• WHAT IS BEING ASKED
Exactly reproduce the lines that run from the one containing "Write the matplotlib code for this chart." through the one containing "ax = fig.add_axes([0.1425, 0.1111, 0.8165, 0.7986])", ends included, with no pictures.

• PROVIDED RECORDS
>>>

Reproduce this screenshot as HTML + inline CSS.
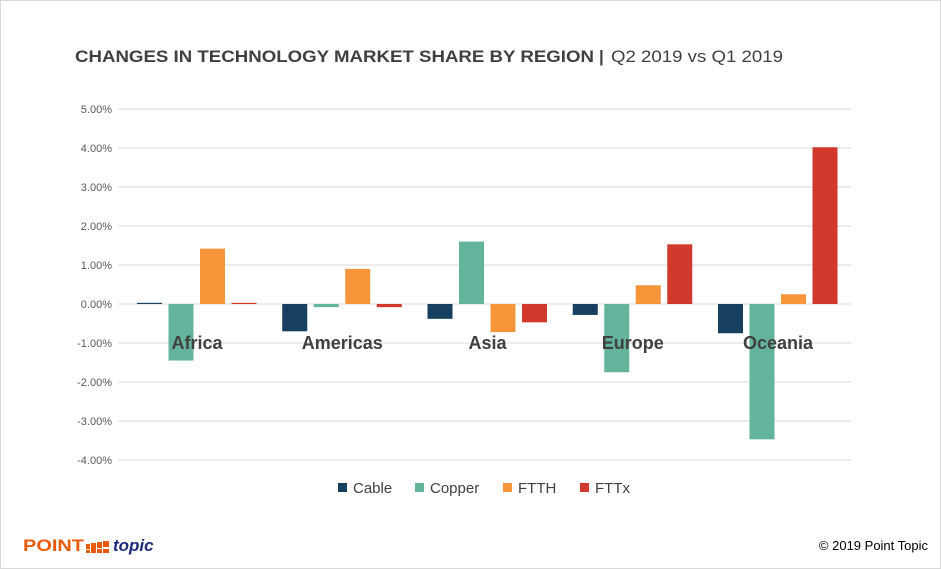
<!DOCTYPE html>
<html><head><meta charset="utf-8"><style>
body{margin:0;background:#fff;}
#wrap{position:relative;width:939px;height:567px;border:1px solid #d9d9d9;background:#fff;font-family:"Liberation Sans",Arial,sans-serif;overflow:hidden;}
</style></head><body>
<div id="wrap">
<svg id="chart" width="939" height="567"></svg>
</div>
<script>
const categories=["Africa","Americas","Asia","Europe","Oceania"];
const seriesNames=["Cable","Copper","FTTH","FTTx"];
const colors=["#173f5f","#64b39d","#f7953b","#d0392b"];
const cable=[0.03,-0.70,-0.38,-0.28,-0.75];
const copper=[-1.45,-0.08,1.60,-1.75,-3.47];
const ftth=[1.42,0.90,-0.72,0.48,0.25];
const fttx=[0.03,-0.08,-0.47,1.53,4.02];
const ticks=[5,4,3,2,1,0,-1,-2,-3,-4];
const series=[cable,copper,ftth,fttx];
const NS="http://www.w3.org/2000/svg";
const svg=document.getElementById('chart');
const x0=117,x1=850,yTop=108,yBot=459,vMax=5,vMin=-4;
const y=v=>yTop+(vMax-v)/(vMax-vMin)*(yBot-yTop);
const gw=145.25;
function mk(t,a,txt){const e=document.createElementNS(NS,t);for(const k in a)e.setAttribute(k,a[k]);if(txt!==undefined)e.textContent=txt;svg.appendChild(e);return e;}
let t=mk('text',{x:74,y:61,'font-size':17,'font-weight':'bold',fill:'#404040'});


t.innerHTML='<tspan textLength="519" lengthAdjust="spacingAndGlyphs">CHANGES IN TECHNOLOGY MARKET SHARE BY REGION</tspan><tspan x="598" font-weight="bold">|</tspan><tspan x="610" font-weight="normal" textLength="172" lengthAdjust="spacingAndGlyphs">Q2 2019 vs Q1 2019</tspan>';
ticks.forEach(v=>{
 const l=mk('line',{x1:x0,x2:x1,y1:y(v),y2:y(v),stroke:'#d9d9d9','stroke-width':1});
 
 
 const tx=mk('text',{x:111,y:y(v)+4,'font-size':11,fill:'#595959','text-anchor':'end'},v.toFixed(2)+'%');
 
 
});
const bw=25,step=31.5,start=136;
categories.forEach((c,i)=>{
 series.forEach((s,j)=>{
  const v=s[i];const bx=start+i*gw+j*step;
  const r=mk('rect',{x:bx,y:Math.min(y(v),y(0)),width:bw,height:Math.max(1,Math.abs(y(v)-y(0))),fill:colors[j]});
  
  
 });
 const lb=mk('text',{x:start+i*gw+60,y:y(-1)+6,'font-size':18,'font-weight':'bold',fill:'#404040','text-anchor':'middle'},c);
 
 
});
const lx=[337,414,502,579];
seriesNames.forEach((n,j)=>{
 const r=mk('rect',{x:lx[j],y:482,width:9,height:9,fill:colors[j]});
 
 
 const tx=mk('text',{x:lx[j]+15,y:492,'font-size':15,fill:'#404040'},n);
 
 
});
let p=mk('text',{x:22,y:550,'font-size':17,'font-weight':'bold',fill:'#e85a0c',textLength:61,lengthAdjust:'spacingAndGlyphs'},'POINT');


[[85,543,4,5],[90,542,5,6],[96,541,5,6],[102,540,6,6],[85,549,4,3],[90,548,5,4],[96,548,5,4],[102,548,6,4]].forEach(b=>{
 const r=mk('rect',{x:b[0],y:b[1],width:b[2],height:b[3],fill:'#e85a0c'});
 
 
});
let tp=mk('text',{x:112,y:550,'font-size':17,'font-weight':'bold','font-style':'italic',fill:'#1b2a7a'},'topic');


let cp=mk('text',{x:927,y:549,'font-size':13,fill:'#000','text-anchor':'end'},'© 2019 Point Topic');


</script>
</body></html>
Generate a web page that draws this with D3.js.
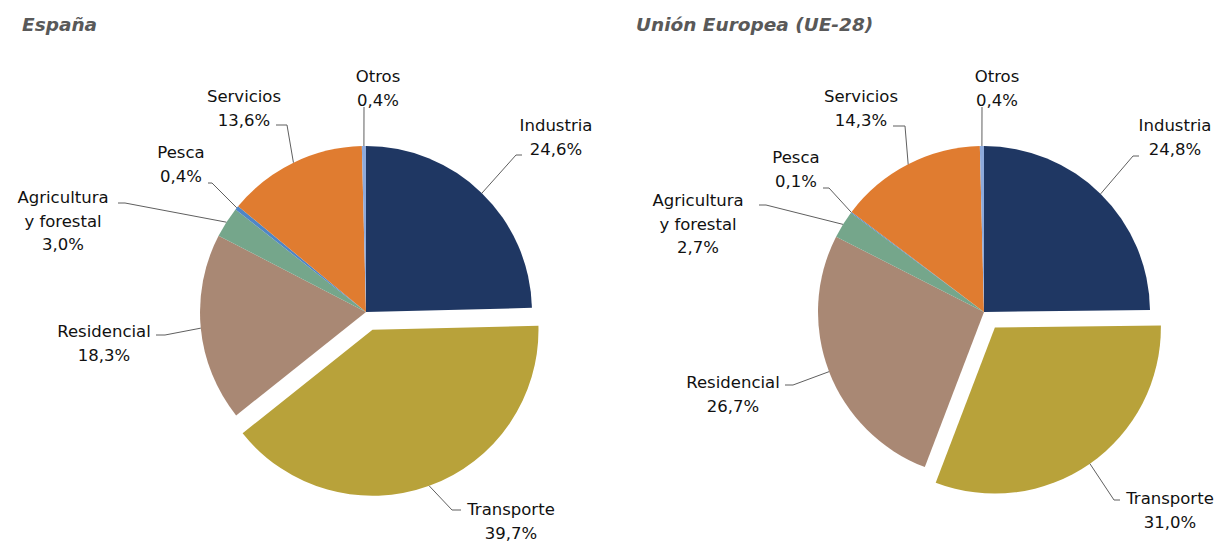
<!DOCTYPE html>
<html>
<head>
<meta charset="utf-8">
<script src="https://cdn.jsdelivr.net/npm/d3@7"></script>
<style>
  html, body { margin: 0; padding: 0; background: #fff; }
  svg { display: block; }
  .title { font-family: "DejaVu Sans", sans-serif; font-weight: bold; font-style: italic; fill: #595959; }
  .lbl { font-family: "DejaVu Sans", sans-serif; fill: #111; }
</style>
</head>
<body>
<svg id="chart" width="1224" height="542"></svg>
<script>
// Final energy consumption by sector (%)
const categories = ["Industria", "Transporte", "Residencial", "Agricultura y forestal", "Pesca", "Servicios", "Otros"];
const labelLines = [["Industria"], ["Transporte"], ["Residencial"], ["Agricultura", "y forestal"], ["Pesca"], ["Servicios"], ["Otros"]];
const valuesEspana = [24.6, 39.7, 18.3, 3.0, 0.4, 13.6, 0.4];
const valuesUE = [24.8, 31.0, 26.7, 2.7, 0.1, 14.3, 0.4];
const titles = ["España", "Unión Europea (UE-28)"];
const explodedCategory = "Transporte";

const colors = {
  "Industria": "#1f3763",
  "Transporte": "#b8a23a",
  "Residencial": "#a98874",
  "Agricultura y forestal": "#75a68b",
  "Pesca": "#4f86c6",
  "Servicios": "#e07c30",
  "Otros": "#8eaadb"
};

// Label placement per pie: text centre (first baseline) and leader elbow, relative to pie centre
const labelLayout = [
  {
    "Industria":              { tx: 190, ty: -181, ex: 150, ey: -157, hx: 156 },
    "Transporte":             { tx: 145, ty: 203,  ex: 86,  ey: 198,  hx: 95 },
    "Residencial":            { tx: -262, ty: 25,  ex: -201, ey: 23,  hx: -210 },
    "Agricultura y forestal": { tx: -303, ty: -109, ex: -241, ey: -109, hx: -248 },
    "Pesca":                  { tx: -185, ty: -154, ex: -154, ey: -129, hx: -158 },
    "Servicios":              { tx: -122, ty: -210, ex: -79, ey: -187, hx: -90 },
    "Otros":                  { tx: 12, ty: -230, ex: -2, ey: -205, hx: -2 }
  },
  {
    "Industria":              { tx: 191, ty: -181, ex: 149, ey: -156, hx: 155 },
    "Transporte":             { tx: 186, ty: 192,  ex: 130, ey: 188,  hx: 136 },
    "Residencial":            { tx: -251, ty: 76,  ex: -191, ey: 73,  hx: -199 },
    "Agricultura y forestal": { tx: -286, ty: -106, ex: -218, ey: -107, hx: -225 },
    "Pesca":                  { tx: -188, ty: -149, ex: -155, ey: -124, hx: -161 },
    "Servicios":              { tx: -123, ty: -210, ex: -79, ey: -186, hx: -91 },
    "Otros":                  { tx: 13, ty: -230, ex: -2, ey: -205, hx: -2 }
  }
];

const pies = [
  { title: titles[0], values: valuesEspana, cx: 366, cy: 312, titleX: 22 },
  { title: titles[1], values: valuesUE, cx: 984, cy: 312, titleX: 636 }
];

const radius = 166;
const explodeDist = 19;
const lineGap = 23.5;

const svg = d3.select("#chart");

const pieGen = d3.pie().sort(null).value(d => d.value);
const arcGen = d3.arc().innerRadius(0).outerRadius(radius);
const edgeArc = d3.arc().innerRadius(radius).outerRadius(radius);

pies.forEach((p, pi) => {
  const data = categories.map((c, i) => ({ cat: c, value: p.values[i], lines: labelLines[i] }));
  const arcs = pieGen(data);
  const layout = labelLayout[pi];

  svg.append("text")
    .attr("class", "title")
    .attr("x", p.titleX)
    .attr("y", 31)
    .attr("font-size", 18.5)
    .text(p.title);

  const g = svg.append("g").attr("transform", `translate(${p.cx},${p.cy})`);

  const offset = a => {
    if (a.data.cat !== explodedCategory) return [0, 0];
    const mid = (a.startAngle + a.endAngle) / 2;
    return [Math.sin(mid) * explodeDist, -Math.cos(mid) * explodeDist];
  };

  g.selectAll("path.slice")
    .data(arcs)
    .join("path")
    .attr("class", "slice")
    .attr("transform", a => `translate(${offset(a)[0]},${offset(a)[1]})`)
    .attr("d", arcGen)
    .attr("fill", a => colors[a.data.cat]);

  // leader lines
  g.selectAll("polyline.leader")
    .data(arcs)
    .join("polyline")
    .attr("class", "leader")
    .attr("fill", "none")
    .attr("stroke", "#5f5f5f")
    .attr("stroke-width", 1)
    .attr("points", a => {
      const [ox, oy] = offset(a);
      const [sx, sy] = edgeArc.centroid(a);
      const L = layout[a.data.cat];
      return [[sx + ox, sy + oy], [L.ex, L.ey], [L.hx, L.ey]].map(q => q.join(",")).join(" ");
    });

  // labels: name lines + percentage
  const labels = g.selectAll("text.lbl")
    .data(arcs)
    .join("text")
    .attr("class", "lbl")
    .attr("font-size", 16.5)
    .attr("text-anchor", "middle");

  labels.each(function (a) {
    const L = layout[a.data.cat];
    const lines = a.data.lines.concat([d3.format(".1f")(a.data.value).replace(".", ",") + "%"]);
    d3.select(this).selectAll("tspan")
      .data(lines)
      .join("tspan")
      .attr("x", L.tx)
      .attr("y", (d, i) => L.ty + i * lineGap)
      .text(d => d);
  });
});
</script>
</body>
</html>
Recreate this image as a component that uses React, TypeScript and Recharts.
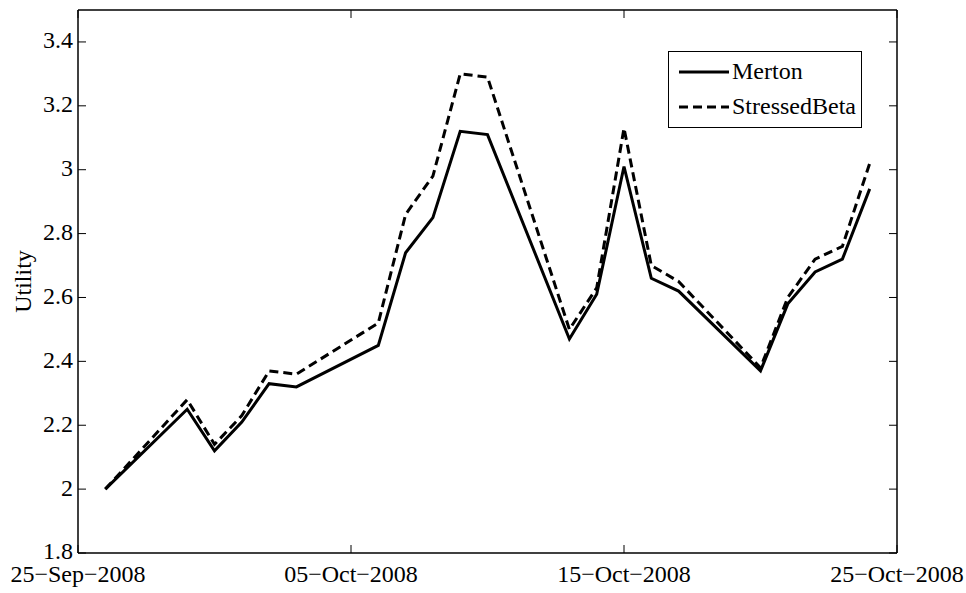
import React from "react";
import { LineChart, Line, XAxis, YAxis, Legend } from "recharts";

const DATES = [
  "2008-09-26", "2008-09-29", "2008-09-30", "2008-10-01", "2008-10-02", "2008-10-03",
  "2008-10-06", "2008-10-07", "2008-10-08", "2008-10-09", "2008-10-10",
  "2008-10-13", "2008-10-14", "2008-10-15", "2008-10-16", "2008-10-17",
  "2008-10-20", "2008-10-21", "2008-10-22", "2008-10-23", "2008-10-24",
];
const MERTON = [
  2.0, 2.25, 2.12, 2.21, 2.33, 2.32,
  2.45, 2.74, 2.85, 3.12, 3.11,
  2.47, 2.61, 3.01, 2.66, 2.62,
  2.37, 2.58, 2.68, 2.72, 2.94,
];
const STRESSED_BETA = [
  2.0, 2.28, 2.14, 2.23, 2.37, 2.36,
  2.52, 2.86, 2.98, 3.30, 3.29,
  2.50, 2.63, 3.13, 2.70, 2.65,
  2.38, 2.60, 2.72, 2.76, 3.02,
];
const X_TICKS = ["2008-09-25", "2008-10-05", "2008-10-15", "2008-10-25"];
const Y_TICKS = [1.8, 2, 2.2, 2.4, 2.6, 2.8, 3, 3.2, 3.4];
const Y_DOMAIN = [1.8, 3.5];

const MONTHS = ["Jan", "Feb", "Mar", "Apr", "May", "Jun", "Jul", "Aug", "Sep", "Oct", "Nov", "Dec"];
const toTs = (s: string) => {
  const [y, m, d] = s.split("-").map(Number);
  return Date.UTC(y, m - 1, d);
};
const fmtDate = (ts: number) => {
  const d = new Date(ts);
  const dd = String(d.getUTCDate()).padStart(2, "0");
  return `${dd}\u2212${MONTHS[d.getUTCMonth()]}\u2212${d.getUTCFullYear()}`;
};

const data = DATES.map((d, i) => ({ t: toTs(d), merton: MERTON[i], stressed: STRESSED_BETA[i] }));
const xTicks = X_TICKS.map(toTs);
const xDomain = [xTicks[0], xTicks[xTicks.length - 1]];

const FONT = "'Liberation Serif', 'Times New Roman', serif";
const TICK_LEN = 8;

const LeftTick = (p: any) => (
  <g>
    <line x1={p.x} x2={p.x + TICK_LEN} y1={p.y} y2={p.y} stroke="#000" strokeWidth={1} />
    <text x={p.x - 5} y={p.y - 2} dy="0.35em" textAnchor="end" fontFamily={FONT} fontSize={24} fill="#000">
      {String(p.payload.value)}
    </text>
  </g>
);
const RightTick = (p: any) => (
  <line x1={p.x - TICK_LEN} x2={p.x} y1={p.y} y2={p.y} stroke="#000" strokeWidth={1} />
);
const BottomTick = (p: any) => (
  <g>
    <line x1={p.x} x2={p.x} y1={p.y} y2={p.y - TICK_LEN} stroke="#000" strokeWidth={1} />
    <text x={p.x} y={p.y + 29} textAnchor="middle" fontFamily={FONT} fontSize={24} fill="#000">
      {fmtDate(p.payload.value)}
    </text>
  </g>
);
const TopTick = (p: any) => (
  <line x1={p.x} x2={p.x} y1={p.y} y2={p.y + TICK_LEN} stroke="#000" strokeWidth={1} />
);

const LegendBox = () => (
  <div
    style={{
      width: 194,
      height: 77,
      border: "1px solid #000",
      background: "#fff",
      fontFamily: FONT,
      fontSize: 24,
      boxSizing: "border-box",
    }}
  >
    {[
      { label: "Merton", dash: undefined },
      { label: "StressedBeta", dash: "9 5" },
    ].map((e, i) => (
      <div key={i} style={{ display: "flex", alignItems: "center", height: 35, marginTop: i === 0 ? 2 : 0 }}>
        <svg width={63} height={10} style={{ flex: "none" }}>
          <line x1={10} x2={60} y1={5} y2={5} stroke="#000" strokeWidth={3} strokeDasharray={e.dash} />
        </svg>
        <span style={{ lineHeight: "35px" }}>{e.label}</span>
      </div>
    ))}
  </div>
);

export default function App() {
  return (
    <div style={{ position: "absolute", left: 0, top: 0, background: "#fff" }}>
      <LineChart width={966} height={593} data={data} margin={{ top: 0, right: 0, bottom: 0, left: 0 }}>
        <XAxis
          xAxisId="bottom"
          dataKey="t"
          type="number"
          domain={xDomain}
          ticks={xTicks}
          height={40}
          tickSize={0}
          tickMargin={0}
          tick={<BottomTick />}
          axisLine={{ stroke: "#000", strokeWidth: 1.5 }}
          allowDataOverflow
        />
        <XAxis
          xAxisId="top"
          dataKey="t"
          orientation="top"
          type="number"
          domain={xDomain}
          ticks={xTicks}
          height={10}
          tickSize={0}
          tickMargin={0}
          tick={<TopTick />}
          axisLine={{ stroke: "#000", strokeWidth: 1.5 }}
          allowDataOverflow
        />
        <YAxis
          yAxisId="left"
          type="number"
          domain={Y_DOMAIN}
          ticks={Y_TICKS}
          width={78}
          tickSize={0}
          tickMargin={0}
          tick={<LeftTick />}
          axisLine={{ stroke: "#000", strokeWidth: 1.5 }}
          allowDataOverflow
          label={{
            value: "Utility",
            angle: -90,
            position: "insideLeft",
            offset: 22,
            style: { fontFamily: FONT, fontSize: 24, fill: "#000", textAnchor: "middle" },
          }}
        />
        <YAxis
          yAxisId="right"
          dataKey="merton"
          orientation="right"
          type="number"
          domain={Y_DOMAIN}
          ticks={Y_TICKS}
          width={69}
          tickSize={0}
          tickMargin={0}
          tick={<RightTick />}
          axisLine={{ stroke: "#000", strokeWidth: 1.5 }}
          allowDataOverflow
        />
        <Legend
          layout="vertical"
          align="center"
          verticalAlign="middle"
          content={<LegendBox />}
          wrapperStyle={{ left: 668, top: 51, width: 194, height: 77 }}
        />
        <Line
          xAxisId="bottom"
          yAxisId="left"
          dataKey="merton"
          name="Merton"
          type="linear"
          stroke="#000"
          strokeWidth={3}
          dot={false}
          isAnimationActive={false}
        />
        <Line
          xAxisId="bottom"
          yAxisId="left"
          dataKey="stressed"
          name="StressedBeta"
          type="linear"
          stroke="#000"
          strokeWidth={3}
          strokeDasharray="9 5"
          dot={false}
          isAnimationActive={false}
        />
      </LineChart>
    </div>
  );
}
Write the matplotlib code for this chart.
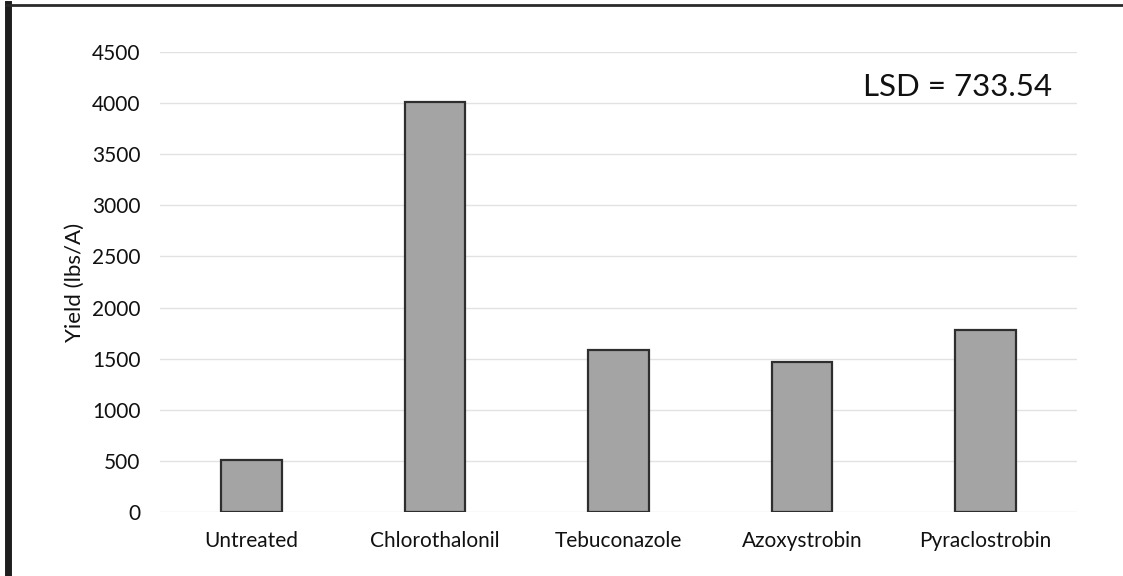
import matplotlib.pyplot as plt
from matplotlib.lines import Line2D

treatments = ['Untreated', 'Chlorothalonil', 'Tebuconazole', 'Azoxystrobin', 'Pyraclostrobin']
yield_lbs = [510, 4010, 1585, 1470, 1785]
yticks = [0, 500, 1000, 1500, 2000, 2500, 3000, 3500, 4000, 4500]
lsd_text = 'LSD = 733.54'

plt.rcParams['font.family'] = ['Lato', 'DejaVu Sans']

fig = plt.figure(figsize=(11.23, 5.76), dpi=100)
ax = fig.add_axes([0.1425, 0.1111, 0.8165, 0.7986])

x = range(len(treatments))
ax.bar(x, yield_lbs, width=0.33, color='#a4a4a4',
       edgecolor='#2e2e2e', linewidth=1.6, zorder=3)

ax.set_xlim(-0.5, len(treatments) - 0.5)
ax.set_ylim(0, 4500)
ax.set_yticks(yticks)
ax.set_xticks(list(x))
ax.set_xticklabels(treatments)
ax.tick_params(axis='both', length=0, labelsize=15, colors='#111111')
ax.tick_params(axis='x', pad=14)
ax.tick_params(axis='y', pad=14)
ax.grid(axis='y', color='#e2e2e2', lw=1, zorder=0)
for s in ax.spines.values():
    s.set_visible(False)

ax.set_ylabel('Yield (lbs/A)', fontsize=16, color='#111111', labelpad=5)

ax.text(0.973, 0.925, lsd_text, transform=ax.transAxes,
        ha='right', va='center', fontsize=22.5, color='#111111')

# scanned page frame: thick left edge, thin top edge
fig.add_artist(Line2D([0.0074, 0.0074], [0, 0.993], transform=fig.transFigure,
                      color='#1e1e1e', lw=5))
fig.add_artist(Line2D([0.005, 1], [0.992, 0.992], transform=fig.transFigure,
                      color='#2a2a2a', lw=2))

plt.savefig('out.png', dpi=100)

<<<

• COMPLETE RESPONSE
Write the matplotlib code for this chart.
import matplotlib.pyplot as plt
from matplotlib.lines import Line2D

treatments = ['Untreated', 'Chlorothalonil', 'Tebuconazole', 'Azoxystrobin', 'Pyraclostrobin']
yield_lbs = [510, 4010, 1585, 1470, 1785]
yticks = [0, 500, 1000, 1500, 2000, 2500, 3000, 3500, 4000, 4500]
lsd_text = 'LSD = 733.54'

plt.rcParams['font.family'] = ['Lato', 'DejaVu Sans']

fig = plt.figure(figsize=(11.23, 5.76), dpi=100)
ax = fig.add_axes([0.1425, 0.1111, 0.8165, 0.7986])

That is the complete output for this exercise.